Known as Pepe to the younger generations, The Happiest Boy on Earth is framed as a conversation between Eddie and his great-grandchildren, who range from 16 years down to seven. Michael explained that while the older great-grandchildren have read The Happiest Man on Earth, it proved a tricky task for the younger ones.

In the book though, Eddie talks to his great-grandchildren directly, sharing his story in age-appropriate language and beautiful illustrations, including the innocent tale of just wanting a pineapple for his birthday. Eddie shares that he lived so close to the zoo, he would visit the animals often, and written directly in the book is the lovable question from one of the children: “Did you hear them roaring at night”?

Eddie was such a presence in the Sydney community that it’s easy to almost hear him chuckle alongside the question, as he continues to talk about his precious dachshund Lulu, before explaining how everything suddenly changed.

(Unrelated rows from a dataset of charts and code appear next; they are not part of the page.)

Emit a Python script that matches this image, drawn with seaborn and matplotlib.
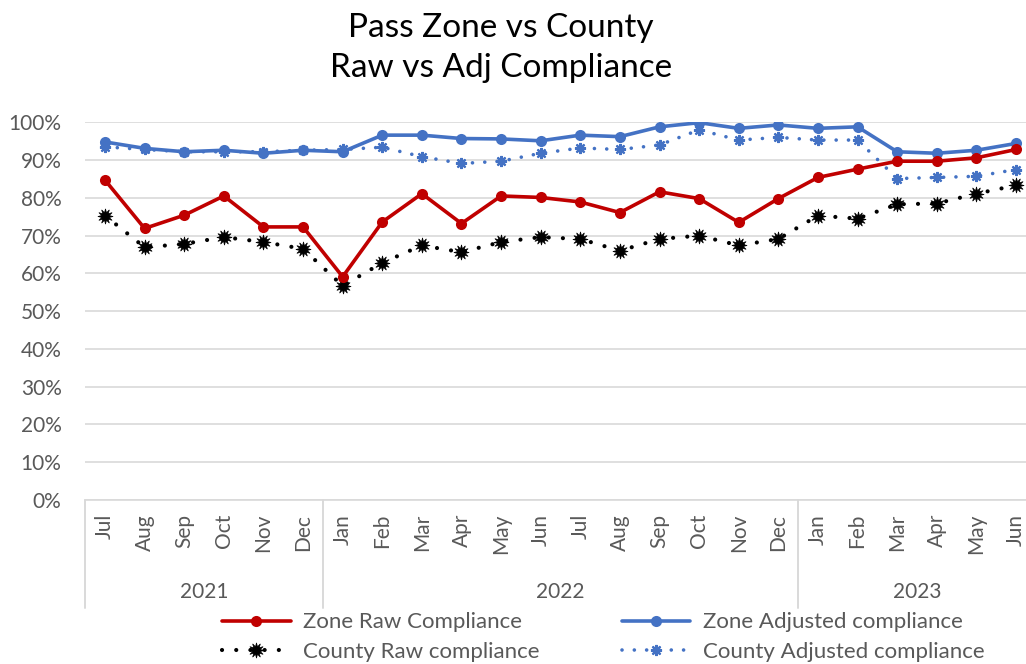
import numpy as np
import pandas as pd
import matplotlib
matplotlib.use("Agg")
import matplotlib.pyplot as plt
import matplotlib.transforms as mtransforms
from matplotlib.ticker import PercentFormatter, MultipleLocator
import seaborn as sns

months = ["Jul", "Aug", "Sep", "Oct", "Nov", "Dec",
          "Jan", "Feb", "Mar", "Apr", "May", "Jun", "Jul", "Aug", "Sep", "Oct", "Nov", "Dec",
          "Jan", "Feb", "Mar", "Apr", "May", "Jun"]
years = ["2021", "2022", "2023"]
months_per_year = [6, 12, 6]

zone_raw = [84.7, 71.9, 75.4, 80.5, 72.3, 72.3, 59.1, 73.6, 81.1, 73.2, 80.5, 80.1,
            78.9, 76.1, 81.6, 79.8, 73.5, 79.8, 85.4, 87.6, 89.7, 89.7, 90.6, 92.8]
zone_adj = [94.8, 93.1, 92.2, 92.6, 91.8, 92.6, 92.2, 96.6, 96.6, 95.7, 95.6, 95.1,
            96.6, 96.2, 98.8, 99.9, 98.4, 99.3, 98.4, 98.8, 92.2, 91.8, 92.6, 94.4]
county_raw = [75.3, 66.9, 67.8, 69.6, 68.3, 66.5, 56.7, 62.8, 67.4, 65.6, 68.3, 69.6,
              69.1, 66.0, 69.1, 70.0, 67.4, 69.1, 75.3, 74.5, 78.3, 78.5, 81.1, 83.3]
county_adj = [93.5, 92.8, 92.2, 92.2, 92.2, 92.6, 92.8, 93.4, 90.9, 89.1, 89.7, 91.8,
              93.2, 92.8, 94.0, 98.0, 95.3, 96.0, 95.3, 95.3, 85.1, 85.4, 85.7, 87.5]

series_names = ["Zone Raw Compliance", "County Raw compliance",
                "Zone Adjusted compliance", "County Adjusted compliance"]

RED = "#C00000"
BLUE = "#4472C4"
GRID = "#D9D9D9"
TEXT = "#595959"

sns.set_theme(style="white")
plt.rcParams["font.family"] = ["Lato", "DejaVu Sans"]

pos = np.arange(len(months))
df = pd.DataFrame({"pos": pos, "zone_raw": zone_raw, "zone_adj": zone_adj,
                   "county_raw": county_raw, "county_adj": county_adj})

fig = plt.figure(figsize=(10.26, 6.64), dpi=100)
ax = fig.add_axes([85.2 / 1026, 164 / 664, 950.6 / 1026, 377.7 / 664])

dotted = (0, (0.01, 3.4))

sns.lineplot(data=df, x="pos", y="county_adj", ax=ax, color=BLUE, lw=2.6,
             linestyle=dotted, dash_capstyle="round", marker=(8, 2, 0),
             markersize=8, markeredgewidth=1.6, markeredgecolor=BLUE,
             label=series_names[3], zorder=2)
sns.lineplot(data=df, x="pos", y="county_raw", ax=ax, color="black", lw=3.0,
             linestyle=dotted, dash_capstyle="round", marker=(12, 1, 0),
             markersize=11, markeredgewidth=0.5, markeredgecolor="black",
             label=series_names[1], zorder=2)
sns.lineplot(data=df, x="pos", y="zone_adj", ax=ax, color=BLUE, lw=2.6,
             marker="o", markersize=8, markeredgewidth=0,
             label=series_names[2], zorder=3)
sns.lineplot(data=df, x="pos", y="zone_raw", ax=ax, color=RED, lw=2.6,
             marker="o", markersize=8, markeredgewidth=0,
             label=series_names[0], zorder=3)

ax.set_xlim(-0.5, len(months) - 0.5)
ax.set_ylim(0, 100)
ax.yaxis.set_major_locator(MultipleLocator(10))
ax.yaxis.set_major_formatter(PercentFormatter(xmax=100, decimals=0))
ax.grid(axis="y", color=GRID, lw=1.2)
ax.set_axisbelow(True)
for side in ["top", "right", "left"]:
    ax.spines[side].set_visible(False)
ax.spines["bottom"].set_color(GRID)
ax.spines["bottom"].set_linewidth(1.2)

ax.set_xticks(pos)
ax.set_xticklabels(months, rotation=90, fontsize=15, color=TEXT)
ax.tick_params(axis="x", length=0, pad=10)
ax.tick_params(axis="y", length=0, pad=17, labelsize=15, labelcolor=TEXT)
ax.set_xlabel("")
ax.set_ylabel("")

# Year grouping below the month labels
trans = mtransforms.blended_transform_factory(ax.transData, ax.transAxes)
edges = np.concatenate([[0], np.cumsum(months_per_year)]) - 0.5
for e in edges:
    ax.plot([e, e], [0, -0.286], transform=trans, color=GRID, lw=1.4,
            clip_on=False, zorder=1)
for i, yr in enumerate(years):
    center = (edges[i] + edges[i + 1]) / 2
    ax.text(center, -0.243, yr, transform=trans, ha="center", va="center",
            fontsize=15, color=TEXT)

ax.legend_.remove()
handles, labels = ax.get_legend_handles_labels()
hmap = dict(zip(labels, handles))
leg = fig.legend([hmap[n] for n in series_names], series_names, ncol=2,
                 loc="center", bbox_to_anchor=(603 / 1026, 1 - 637 / 664),
                 frameon=False, fontsize=16, handlelength=3.1,
                 columnspacing=3.7, handletextpad=0.55, labelspacing=0.42,
                 labelcolor=TEXT, borderpad=0.2)

fig.text(501 / 1026, 1 - 48 / 664, "Pass Zone vs County\nRaw vs Adj Compliance",
         ha="center", va="center", fontsize=24, color="black", linespacing=1.4)

fig.savefig("out.png", dpi=100, facecolor="white")
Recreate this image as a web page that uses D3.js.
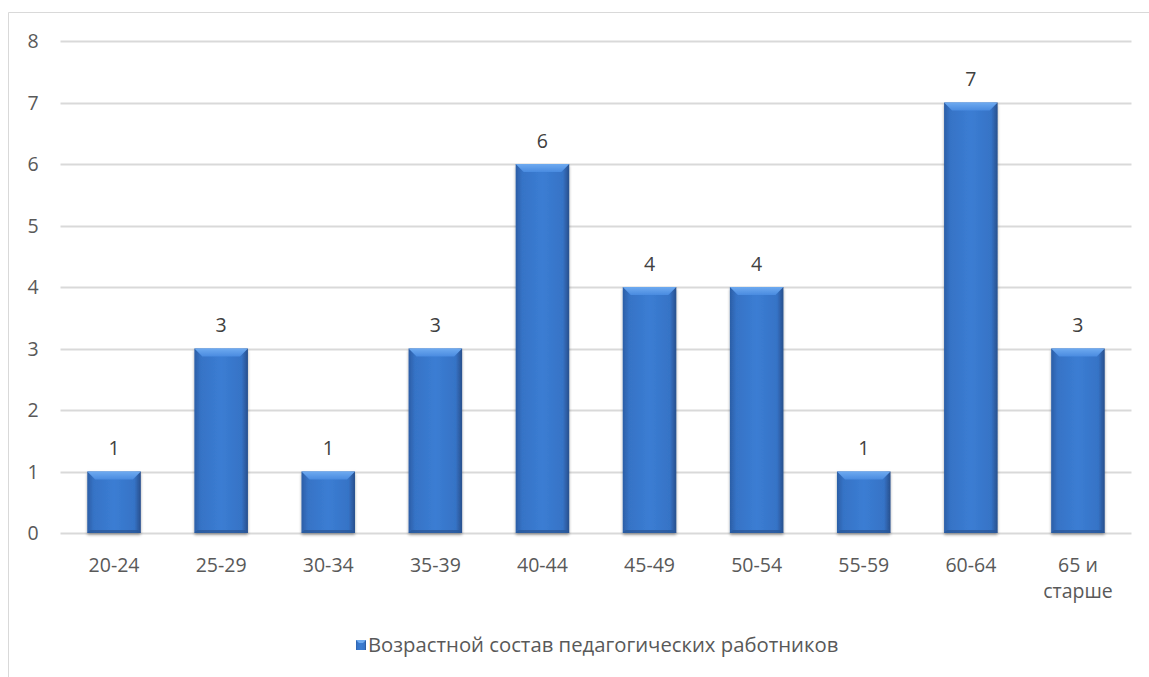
<!DOCTYPE html>
<html><head><meta charset="utf-8">
<script src="https://cdn.jsdelivr.net/npm/d3@7"></script>
<style>
html,body{margin:0;padding:0;background:#fff;}
svg{display:block;font-family:"Open Sans","Liberation Sans",sans-serif;}
</style></head>
<body>
<svg id="chart" width="1149" height="677"></svg>
<script>
const categories = ["20-24","25-29","30-34","35-39","40-44","45-49","50-54","55-59","60-64","65 и старше"];
const values = [1,3,1,3,6,4,4,1,7,3];
const yTicks = [0,1,2,3,4,5,6,7,8];
const seriesName = "Возрастной состав педагогических работников";

const FS = "19.5px";
const svg = d3.select("#chart");
const W = 1149, H = 677;
const m = {left:60.5, right:1131.5, top:41, bottom:533};

svg.append("path").attr("d", `M8.5,${H} V12.5 H${W}`).attr("fill","none").attr("stroke","#d9d9d9").attr("stroke-width",1);

const defs = svg.append("defs");
const g1 = defs.append("linearGradient").attr("id","barGrad").attr("x1","0").attr("x2","1").attr("y1","0").attr("y2","0");
[[0,"#2b5ea6"],[0.12,"#3673c6"],[0.5,"#3b7dd3"],[0.88,"#3673c6"],[1,"#284f8c"]].forEach(([o,c])=>g1.append("stop").attr("offset",o).attr("stop-color",c));
const g2 = defs.append("linearGradient").attr("id","topGrad").attr("x1","0").attr("x2","0").attr("y1","0").attr("y2","1");
[[0,"#6eaaf0"],[1,"#4a8be0"]].forEach(([o,c])=>g2.append("stop").attr("offset",o).attr("stop-color",c));
const f = defs.append("filter").attr("id","shadow").attr("x","-20%").attr("y","-5%").attr("width","140%").attr("height","115%");
f.append("feGaussianBlur").attr("in","SourceAlpha").attr("stdDeviation",1.5);
f.append("feOffset").attr("dx",0).attr("dy",1.5).attr("result","b");
f.append("feComponentTransfer").append("feFuncA").attr("type","linear").attr("slope",0.35);
const fm = f.append("feMerge"); fm.append("feMergeNode"); fm.append("feMergeNode").attr("in","SourceGraphic");

const x = d3.scaleBand().domain(categories).range([m.left, m.right]).paddingInner(0.5).paddingOuter(0.25);
const y = d3.scaleLinear().domain([0,8]).range([m.bottom, m.top]);

svg.append("g").selectAll("line").data(yTicks).join("line")
  .attr("x1", m.left).attr("x2", m.right)
  .attr("y1", d=>Math.round(y(d))+0.5).attr("y2", d=>Math.round(y(d))+0.5)
  .attr("stroke","#d9d9d9").attr("stroke-width",2);

const yAxis = svg.append("g").attr("transform",`translate(33,0)`)
  .call(d3.axisLeft(y).tickValues(yTicks).tickSize(0).tickPadding(0).tickFormat(d3.format("d")));
yAxis.select(".domain").remove();
yAxis.selectAll("text").attr("fill","#595959").style("font-size",FS).style("font-family","'Open Sans','Liberation Sans',sans-serif")
  .attr("x",0).attr("dy","0.35em").attr("text-anchor","middle");

const bars = svg.append("g").selectAll("g").data(values).join("g").attr("filter","url(#shadow)");
bars.each(function(d,i){
  const gx = x(categories[i]), bw = x.bandwidth();
  const top = y(d), bot = y(0);
  const s = d3.select(this);
  s.append("rect").attr("x",gx).attr("y",top).attr("width",bw).attr("height",bot-top).attr("fill","url(#barGrad)");
  const b = 8;
  s.append("path").attr("d",`M${gx},${top} H${gx+bw} L${gx+bw-b},${top+b} H${gx+b} Z`).attr("fill","url(#topGrad)");
  s.append("path").attr("d",`M${gx},${bot} H${gx+bw} L${gx+bw-3},${bot-3} H${gx+3} Z`).attr("fill","#2a5798").attr("opacity",0.8);
});

svg.append("g").selectAll("text").data(values).join("text")
  .attr("x",(d,i)=>x(categories[i])+x.bandwidth()/2)
  .attr("y",d=>y(d)-23).attr("dy","0.35em")
  .attr("text-anchor","middle").attr("fill","#404040").style("font-size",FS)
  .text(d=>d);

const xl = svg.append("g").selectAll("text").data(categories).join("text")
  .attr("x",d=>x(d)+x.bandwidth()/2).attr("y",565)
  .attr("text-anchor","middle").attr("fill","#595959").style("font-size",FS);
xl.each(function(d){
  const parts = d === "65 и старше" ? ["65 и","старше"] : [d];
  const t = d3.select(this);
  parts.forEach((p,j)=>t.append("tspan").attr("x",x(d)+x.bandwidth()/2).attr("dy", j===0?"0.35em":"26px").text(p));
});

const lg = svg.append("g");
lg.append("rect").attr("x",356).attr("y",640).attr("width",10).attr("height",10).attr("fill","url(#barGrad)");
lg.append("path").attr("d","M356,640 H366 L363,643 H359 Z").attr("fill","#6eaaf0");
lg.append("text").attr("x",368).attr("y",645).attr("dy","0.35em").attr("fill","#595959").style("font-size","20.3px").text(seriesName);
</script>
</body></html>
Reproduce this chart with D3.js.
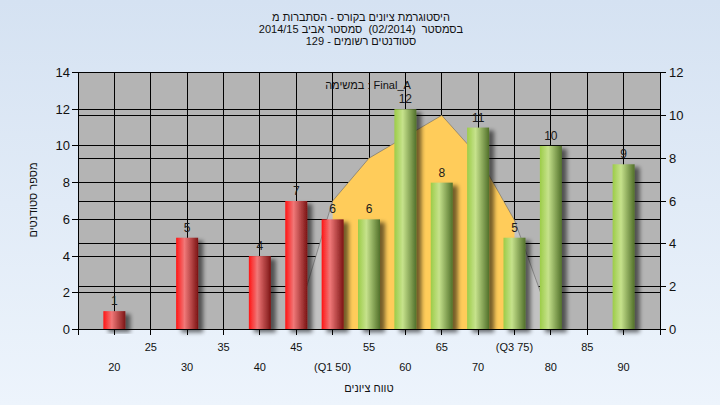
<!DOCTYPE html>
<html><head><meta charset="utf-8">
<script src="https://cdn.jsdelivr.net/npm/d3@7"></script>
<style>html,body{margin:0;padding:0;}svg{display:block;}text{white-space:pre;}</style>
</head><body>
<script>
const categories = [20,25,30,35,40,45,50,55,60,65,70,75,80,85,90];
const tickLabels = ["20","25","30","35","40","45","(Q1 50)","55","60","65","70","(Q3 75)","80","85","90"];
const counts = [1,0,5,0,4,7,6,6,12,8,11,5,10,0,9];
const curveCats = [45,50,55,60,65,70,75,80];
const curveVals = [0.4,6.0,8.0,9.0,10.0,8.1,5.1,0.4];
const q1 = 50, q3 = 75, passMark = 55;
const leftTicks = [0,2,4,6,8,10,12,14];
const rightTicks = [0,2,4,6,8,10,12];
const titleLines = ["היסטוגרמת ציונים בקורס - הסתברות מ","בסמסטר  (02/2014)  סמסטר אביב 2014/15","סטודנטים רשומים - 129"];
const annotation = "במשימה : Final_A";
const xTitle = "טווח ציונים";
const yTitle = "מספר סטודנטים";

const W=720,H=405;
const m={l:78,r:660,t:72.5,b:329.5};
const FONT="'Liberation Sans', Arial, sans-serif";
const svg=d3.select("body").append("svg").attr("width",W).attr("height",H);
const defs=svg.append("defs");
const bg=defs.append("linearGradient").attr("id","bg").attr("x1",0).attr("y1",0).attr("x2",0).attr("y2",1);
bg.append("stop").attr("offset","0%").attr("stop-color","#d5e2f2");
bg.append("stop").attr("offset","100%").attr("stop-color","#edf4fc");
function cyl(id,c0,c1,c2){
  const g=defs.append("linearGradient").attr("id",id).attr("x1",0).attr("y1",0).attr("x2",1).attr("y2",0);
  g.append("stop").attr("offset","0%").attr("stop-color",c0);
  g.append("stop").attr("offset","38%").attr("stop-color",c1);
  g.append("stop").attr("offset","100%").attr("stop-color",c2);
}
cyl("red","#ff1414","#f07878","#7c1414");
cyl("green","#9ccc48","#c6e28c","#51702a");
const f=defs.append("filter").attr("id","sh").attr("x","-50%").attr("y","-20%").attr("width","200%").attr("height","140%");
f.append("feGaussianBlur").attr("in","SourceAlpha").attr("stdDeviation",2).attr("result","b");
f.append("feOffset").attr("in","b").attr("dx",5).attr("dy",3).attr("result","o");
f.append("feComponentTransfer").attr("in","o").attr("result","o2").append("feFuncA").attr("type","linear").attr("slope",0.55);
const mg=f.append("feMerge");mg.append("feMergeNode").attr("in","o2");mg.append("feMergeNode").attr("in","SourceGraphic");

svg.append("rect").attr("width",W).attr("height",H).attr("fill","url(#bg)");

const x=d3.scalePoint().domain(categories).range([m.l,m.r]).padding(1);
const yL=d3.scaleLinear().domain([0,14]).range([m.b,m.t]);
const yR=d3.scaleLinear().domain([0,12]).range([m.b,m.t]);

svg.append("rect").attr("x",m.l).attr("y",m.t).attr("width",m.r-m.l).attr("height",m.b-m.t).attr("fill","#b4b4b4");
const grid=svg.append("g").attr("stroke","#000").attr("stroke-width",1).attr("shape-rendering","crispEdges");
categories.forEach(c=>grid.append("line").attr("x1",x(c)).attr("x2",x(c)).attr("y1",m.t).attr("y2",m.b));
leftTicks.forEach(t=>grid.append("line").attr("x1",m.l).attr("x2",m.r).attr("y1",yL(t)).attr("y2",yL(t)));
rightTicks.forEach(t=>grid.append("line").attr("x1",m.l).attr("x2",m.r).attr("y1",yR(t)).attr("y2",yR(t)));

// curve
const cpts=curveCats.map((c,i)=>({c,v:curveVals[i]}));
const area=d3.area().x(d=>x(d.c)).y0(yR(0)).y1(d=>yR(d.v));
svg.append("path").datum(cpts).attr("d",area).attr("fill","#c2c2c2");
svg.append("path").datum(cpts.filter(d=>d.c>=q1&&d.c<=q3)).attr("d",area).attr("fill","#ffcc5a");
svg.append("path").datum(cpts).attr("d",d3.line().x(d=>x(d.c)).y(d=>yR(d.v))).attr("fill","none").attr("stroke","#606060").attr("stroke-width",0.8).attr("stroke-opacity",0.7);

// bars
const bw=22;
const data=categories.map((c,i)=>({c,v:counts[i]})).filter(d=>d.v>0);
svg.append("g").selectAll("rect").data(data).join("rect")
  .attr("x",d=>x(d.c)-bw/2).attr("y",d=>yL(d.v)).attr("width",bw).attr("height",d=>yL(0)-yL(d.v))
  .attr("fill",d=>d.c<passMark?"url(#red)":"url(#green)").attr("filter","url(#sh)");
svg.append("g").selectAll("text").data(data).join("text")
  .attr("x",d=>x(d.c)).attr("y",d=>yL(d.v)-6).attr("text-anchor","middle")
  .attr("font-family",FONT).attr("font-size",12).attr("fill","#1a1a1a").text(d=>d.v);

// axes
const axG=svg.append("g").attr("stroke","#000").attr("shape-rendering","crispEdges");
axG.append("line").attr("x1",m.l).attr("x2",m.l).attr("y1",m.t).attr("y2",m.b+5);
axG.append("line").attr("x1",m.r).attr("x2",m.r).attr("y1",m.t).attr("y2",m.b+5);
axG.append("line").attr("x1",m.l).attr("x2",m.r).attr("y1",m.t).attr("y2",m.t);
axG.append("line").attr("x1",m.l).attr("x2",m.r).attr("y1",m.b).attr("y2",m.b);
[m.l,...categories.map(c=>x(c)),m.r].forEach(px=>axG.append("line").attr("x1",px).attr("x2",px).attr("y1",m.b).attr("y2",m.b+5));
leftTicks.forEach(t=>{
  axG.append("line").attr("x1",m.l-6).attr("x2",m.l).attr("y1",yL(t)).attr("y2",yL(t));
  svg.append("text").attr("x",m.l-8).attr("y",yL(t)+4.5).attr("text-anchor","end").attr("font-family",FONT).attr("font-size",13).attr("fill","#111").text(t);
});
rightTicks.forEach(t=>{
  axG.append("line").attr("x1",m.r).attr("x2",m.r+6).attr("y1",yR(t)).attr("y2",yR(t));
  svg.append("text").attr("x",m.r+9).attr("y",yR(t)+4.5).attr("text-anchor","start").attr("font-family",FONT).attr("font-size",13).attr("fill","#111").text(t);
});
categories.forEach((c,i)=>{
  svg.append("text").attr("x",x(c)).attr("y",i%2? 351:371).attr("text-anchor","middle")
   .attr("font-family",FONT).attr("font-size",11).attr("fill","#111").text(tickLabels[i]);
});
svg.append("text").attr("x",369).attr("y",392).attr("text-anchor","middle").attr("font-family",FONT).attr("font-size",11).attr("fill","#111").text(xTitle);
svg.append("text").attr("transform","translate(37,200) rotate(-90)").attr("text-anchor","middle").attr("font-family",FONT).attr("font-size",11).attr("fill","#111").text(yTitle);
titleLines.forEach((t,i)=>svg.append("text").attr("x",361).attr("y",21+i*12).attr("text-anchor","middle").attr("font-family",FONT).attr("font-size",11).attr("fill","#111").text(t));
svg.append("text").attr("x",368).attr("y",89).attr("text-anchor","middle").attr("font-family",FONT).attr("font-size",11).attr("fill","#111").text(annotation);
</script>
</body></html>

Talking about his memoir, Eddie told The AJN that he “wanted this book to not only be about my life, but to be about how you can teach your children how to be in the future”.

In The Happiest Boy on Earth, Eddie shares, once again, how his family would help those around them; his mother would bake more challah loaves than his family needed so they could share them with other families.

And just like his memoir, the children’s book is dotted with sage words of wisdom from grandfather to his grandchildren.

He says, for example, “Never be suspicious of people just because they seem different from you, my young ones. This is how wars begin,” and when ‘asked’ by the children if he was scared when his father sent him to boarding school to try to save his life, the answer is honest: “I was terrified! I was scared and homesick and lonely, but I had no choice.”

In a heartbreaking reality, survivors of the Holocaust are dwindling. Soon, we won’t have any left and it will be up to the rest of us to share their stories, to help ensure that atrocities like the Shoah never happen again.

For parents, this can be a daunting task. Even looking around the world at the moment, parents are having some tricky conversations, particularly given the nature of the news and social media. Having books like The Happiest Boy on Earth perhaps makes that task a bit easier – helping to explain the Holocaust in a way young children can understand, with simple, yet strong, language and beautiful imagery. It’s something that was important to Eddie. As the family wrote in a message, “Eddie would have loved it!”

Now, thanks to Eddie and the whole Jaku family, the next generation, and the ones that follow, will be able to hear directly from Eddie, even after his passing, how he became The Happiest Man on Earth.

The Happiest Boy on Earth is published by Pan Macmillan, $26.99 (hardcover rrp).